El estrafalario magnate que lo mismo invierte en autos eléctricos que promete salvar a la élite global colonizando Marte, con su apuesta por Twitter se suma al poder de desinformación y manipulación propios de la guerra cognitiva, y donde convergen las relaciones públicas o la mercadotecnia, las ciencias de la conducta, la ingeniería social, la biotecnología y lo más sofisticado de las tecnociencias.
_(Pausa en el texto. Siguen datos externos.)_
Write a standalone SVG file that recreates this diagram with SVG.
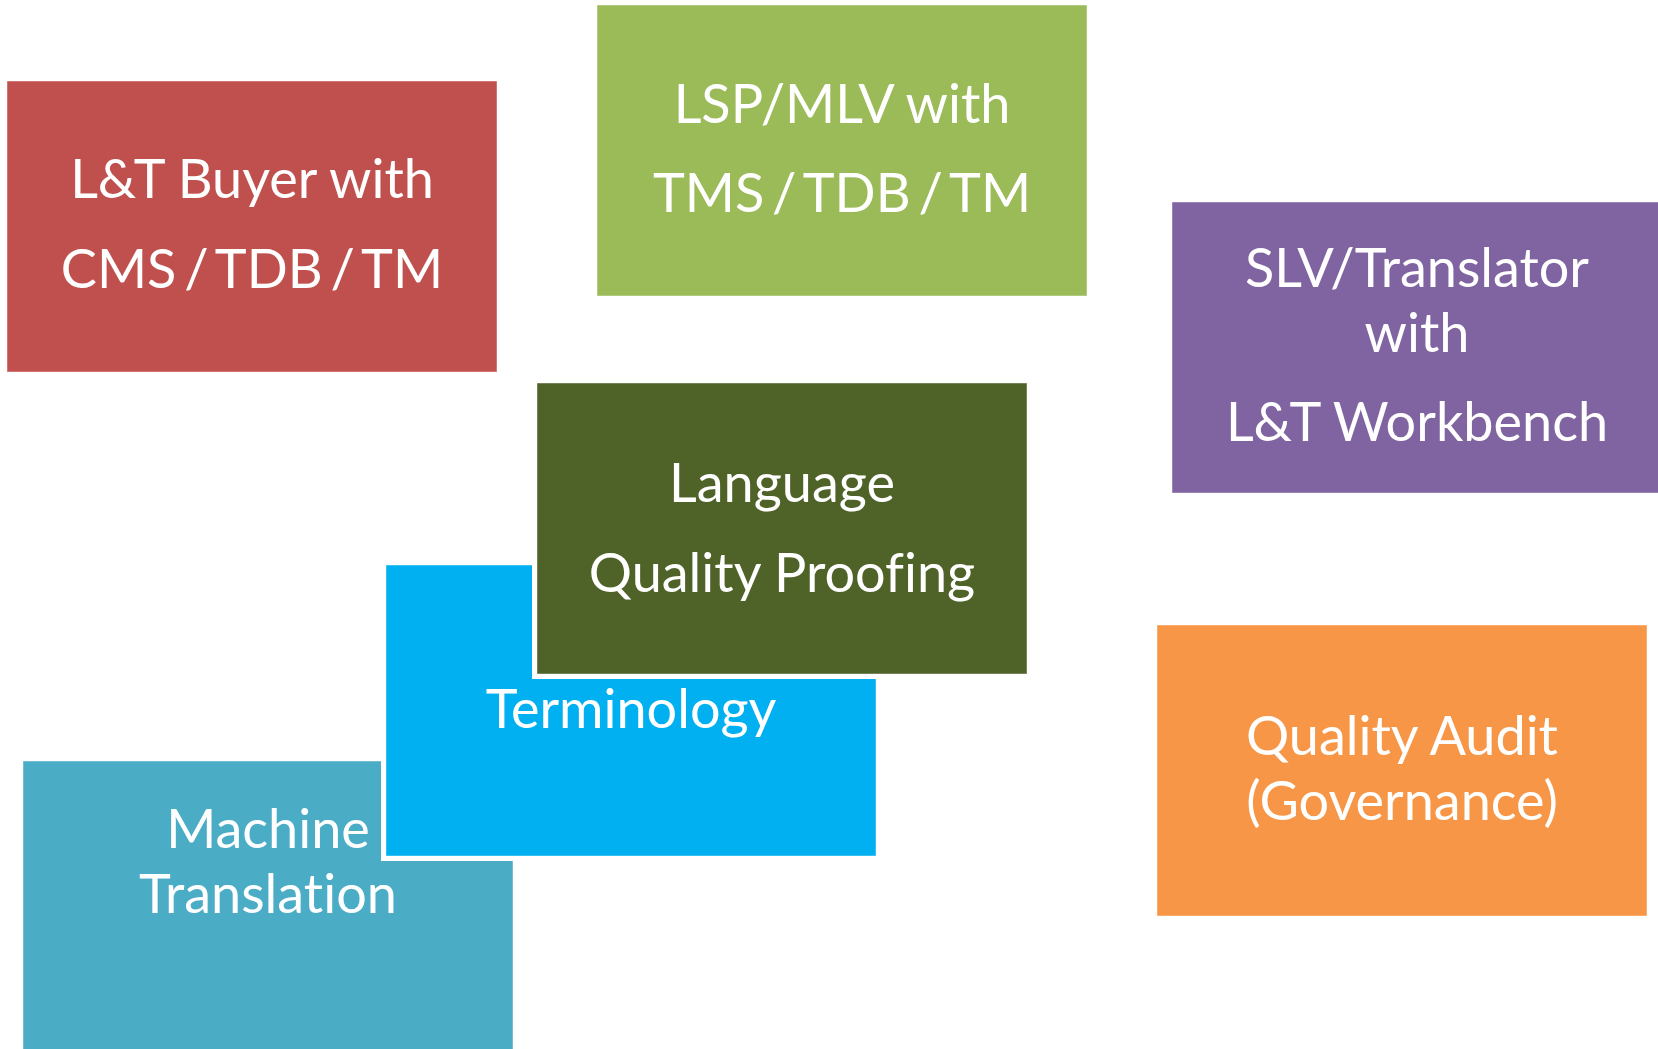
<svg xmlns="http://www.w3.org/2000/svg" width="1658" height="1049" viewBox="0 0 1658 1049">
  <style>
    .halo { fill: #FFFFFF; }
    .box { stroke: #FFFFFF; stroke-opacity: 0.45; stroke-width: 1; }
    .lbl { font-family: Lato, "Open Sans", "Liberation Sans", sans-serif; font-size: 54px; fill: #FFFFFF; text-anchor: middle; font-variant-ligatures: none; font-feature-settings: "liga" 0, "clig" 0; }
    .tight { word-spacing: -6px; }
  </style>
  <rect x="0" y="0" width="1658" height="1049" fill="#FFFFFF"/>

  <!-- stacked workflow blocks, drawn bottom to top -->
  <g id="machine-translation">
    <rect class="halo" x="18" y="756" width="500" height="301"/>
    <rect class="box" x="23" y="761" width="490" height="291" fill="#4BACC6"/>
    <text class="lbl" x="268" y="848">Machine</text>
    <text class="lbl" x="268" y="913">Translation</text>
  </g>

  <g id="terminology">
    <rect class="halo" x="381" y="560" width="500" height="301"/>
    <rect class="box" x="386" y="565" width="490" height="291" fill="#00B0F0"/>
    <text class="lbl" x="631" y="728">Terminology</text>
  </g>

  <g id="language-quality-proofing">
    <rect class="halo" x="532" y="378" width="500" height="301"/>
    <rect class="box" x="537" y="383" width="490" height="291" fill="#4F6228"/>
    <text class="lbl" x="782" y="502">Language</text>
    <text class="lbl" x="782" y="592">Quality Proofing</text>
  </g>

  <!-- stakeholder blocks -->
  <g id="lt-buyer">
    <rect class="box" x="7" y="81" width="490" height="291" fill="#C0504D"/>
    <text class="lbl" x="252" y="198">L&amp;T Buyer with</text>
    <text class="lbl tight" x="252" y="288">CMS / TDB / TM</text>
  </g>

  <g id="lsp-mlv">
    <rect class="box" x="597" y="5" width="490" height="291" fill="#9BBB59"/>
    <text class="lbl" x="842" y="123">LSP/MLV with</text>
    <text class="lbl tight" x="842" y="212">TMS / TDB / TM</text>
  </g>

  <g id="slv-translator">
    <rect class="box" x="1172" y="202" width="490" height="291" fill="#8064A2"/>
    <text class="lbl" x="1417" y="287">SLV/Translator</text>
    <text class="lbl" x="1417" y="352">with</text>
    <text class="lbl" x="1417" y="441">L&amp;T Workbench</text>
  </g>

  <g id="quality-audit">
    <rect class="box" x="1157" y="625" width="490" height="291" fill="#F79646"/>
    <text class="lbl" x="1402" y="755">Quality Audit</text>
    <text class="lbl" x="1402" y="820">(Governance)</text>
  </g>

  <g id="connectors"/>
</svg>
Al igual que otras redes sociodigitales, Twitter está en deuda con la libertad de expresión debido a sus prácticas de censura unilateral respecto a opiniones y contenidos que no coinciden con la ideología que defiende la corporación. Sumado a ello, el mismo Musk –empresario que persistentemente pretende eludir el pago de impuestos– no es un seguidor de las mínimas normas que profesa la llamada democracia liberal. Respecto al golpe de Estado perpetrado en Bolivia en octubre de 2019, el propio Musk exclamó en Twitter que los Estados Unidos están en libertad de derrocar a cualquier gobierno que no se apegue a sus intereses, y si de litio –en tanto principal materia prima de los coches eléctricos de Tesla– se trata, entonces todo golpe de Estado es justificable. Estas declaraciones se tornan alarmantes por cuanto responden al mismo poder concentrador de riqueza del mismo Musk. Al tiempo que sugieren pensar que en el carácter de bienes públicos globales de las redes sociodigitales y en la necesidad de que sean reguladas desde las instituciones públicas por cuanto en dichas plataformas tecnológicas se debaten problemas que tienen que ver con el rumbo de la humanidad y con la misma salud de los usuarios puesta en predicamento por los trastornos neuropsicológicos desprendidos de esa dependencia.
¿Qué tipo de institucionalidad global regulará a las redes sociodigitales? Es un tema pendiente que requiere del concurso de múltiples grupos sociales en torno a su deliberación y las posibles estrategias de política pública que promuevan ese carácter público de esas plataformas. Es un asunto de libertad de expresión en parte, pero sobre todo de libertad de pensamiento.